Right this minute I'm writing a tool that imports the survey structure into a python datastructure to improve the analysis. This might take a bit, but once it's done it should make developing a generic basic analysis to replace the current one much easier. It'll also let me fix issues like the answers being in a weird order, with this I'll be able to order them by the order they appeared on the survey. To clarify what I said earlier, I think I can get out a fixed basic analysis today. A formal writeup will probably take longer.

Sub-update (Mon May 2 17:36:47 PDT 2016):

Wrote the tool, now writing the analysis with it.

Sub-update (Mon May 2 22:58:34 PDT 2016):

I have a mostly-working prototype of the analysis, finishing it up now.

Sub-update (Mon May 2 23:26:28 PDT 2016):

I've reached the point where I'm too tired to do anymore today, but what I've done so far seems to be enough to patch up the holes in the report system. I'll finish it tomorrow but in the meantime:

Basic Analysis With Null Entries Included Basic Analysis With Null Entries Excluded

Comment author: Yvain 01 May 2016 05:11:57PM 19 points [-]

Nice work.

If possible, please do a formal writeup like this: http://lesswrong.com/lw/lhg/2014_survey_results/

If possible, please change the data on your PDF file to include an option to have it without nonresponders. For example, right now sex is 66% male, 12% female, unknown 22%, which makes it hard to intuitively tell what the actual sex ratio is. If you remove the unknowns you see that the knowns are 85% male 15% female, which is a much more useful result. This is especially true since up to 50% of people are unknowns on some questions.

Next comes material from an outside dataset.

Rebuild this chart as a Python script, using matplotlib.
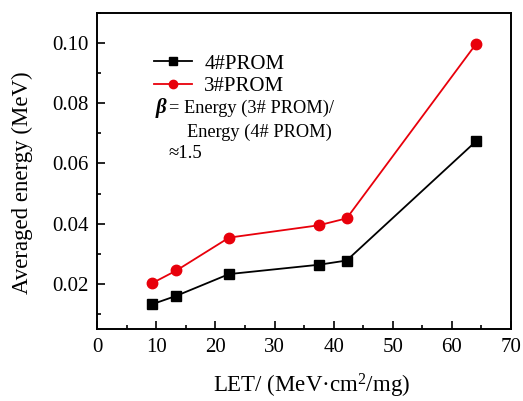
import matplotlib
matplotlib.use("Agg")
import matplotlib.pyplot as plt
from matplotlib.ticker import MultipleLocator

plt.rcParams['font.family'] = ['Liberation Serif', 'DejaVu Serif']
plt.rcParams['mathtext.fontset'] = 'custom'
plt.rcParams['mathtext.rm'] = 'Liberation Serif'
plt.rcParams['mathtext.it'] = 'Liberation Serif:italic:bold'

let = [9.3, 13.4, 22.3, 37.5, 42.2, 64.1]
prom4 = [0.0133, 0.0161, 0.0233, 0.0264, 0.0278, 0.0674]
prom3 = [0.0203, 0.0245, 0.0354, 0.0395, 0.0418, 0.0997]
yticks = [0.02, 0.04, 0.06, 0.08, 0.10]
ytick_labels = ['0.02', '0.04', '0.06', '0.08', '0.10']

fig = plt.figure(figsize=(5.23, 4.01), dpi=100)
ax = fig.add_axes([0.186, 0.179, 0.791, 0.789])

ax.plot(let, prom4, color='black', marker='s', markersize=7, linewidth=1.3, label='4#PROM')
ax.plot(let, prom3, color='#e8000b', marker='o', markersize=7.5, linewidth=1.3, label='3#PROM')

ax.set_xlim(0, 70)
ax.set_ylim(0.005, 0.11)
ax.xaxis.set_major_locator(MultipleLocator(10))
ax.xaxis.set_minor_locator(MultipleLocator(5))
ax.yaxis.set_minor_locator(MultipleLocator(0.01))
ax.set_yticks(yticks)
ax.set_yticklabels(ytick_labels)
ax.tick_params(which='both', direction='in', top=False, right=False, labelsize=15, width=1.2)
ax.tick_params(which='major', length=6)
ax.tick_params(axis='y', which='major', pad=6)
ax.tick_params(axis='x', which='major', pad=6)
ax.tick_params(which='minor', length=3)
for s in ax.spines.values():
    s.set_linewidth(1.4)

ax.set_xlabel('LET/ (MeV·cm$^2$/mg)', fontsize=16.5)
ax.set_ylabel('Averaged energy (MeV)', fontsize=16.5)
ax.xaxis.set_label_coords(0.519, -0.135)
ax.yaxis.set_label_coords(-0.155, 0.464)

leg = ax.legend(loc='upper left', bbox_to_anchor=(0.138, 0.87), frameon=False, fontsize=15,
                handlelength=1.8, handletextpad=0.6, borderaxespad=0, borderpad=0,
                labelspacing=0.15, markerscale=0.8)

ax.text(0.139, 0.699, r'$\beta$', transform=ax.transAxes, fontsize=15, va='center', ha='left',
        fontstyle='italic', fontweight='bold')
ax.text(0.173, 0.699, '= Energy (3# PROM)/', transform=ax.transAxes, fontsize=13.2, va='center', ha='left')
ax.text(0.216, 0.623, 'Energy (4# PROM)', transform=ax.transAxes, fontsize=13.2, va='center', ha='left')
ax.text(0.171, 0.555, '\u22481.5', transform=ax.transAxes, fontsize=13.5, va='center', ha='left')

fig.savefig('out.png', dpi=100)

If possible, please include averages for numerical questions. For example, there's no data about age on the PDF file because it just says everybody was a "responder" but doesn't list numbers.

Comment author: ingres 01 May 2016 05:21:45PM *  2 points [-]

On all of these. I'm a bit busy today though so expect them much later today or tomorrow.

Update (Tue May 3 21:34:49 PDT 2016):

Points two and three have been fixed, formal write up to follow.

Comment author: efenj 04 April 2016 06:18:25PM *  1 point [-]

Is there an easy way of printing one's replies (or saving them permanently for offline use), other than either:

  1. Printing out each separate page;
  2. Waiting for all the answers to be published and extracting one's own row (though that's suboptimal since the questions will presumably be absent and also, one has to wait)?

In the old survey/census I could print (to pdf) the entire form in one go.

Thanks for organising the survey!

Comment author: ingres 04 April 2016 09:19:00PM *  2 points [-]

Oh I'm sorry about that. It's actually an option in the software but I didn't turn it on because I couldn't imagine anybody would use it. ^^;

Fixing now.

EDIT: Should be an option now when you complete the survey, thanks!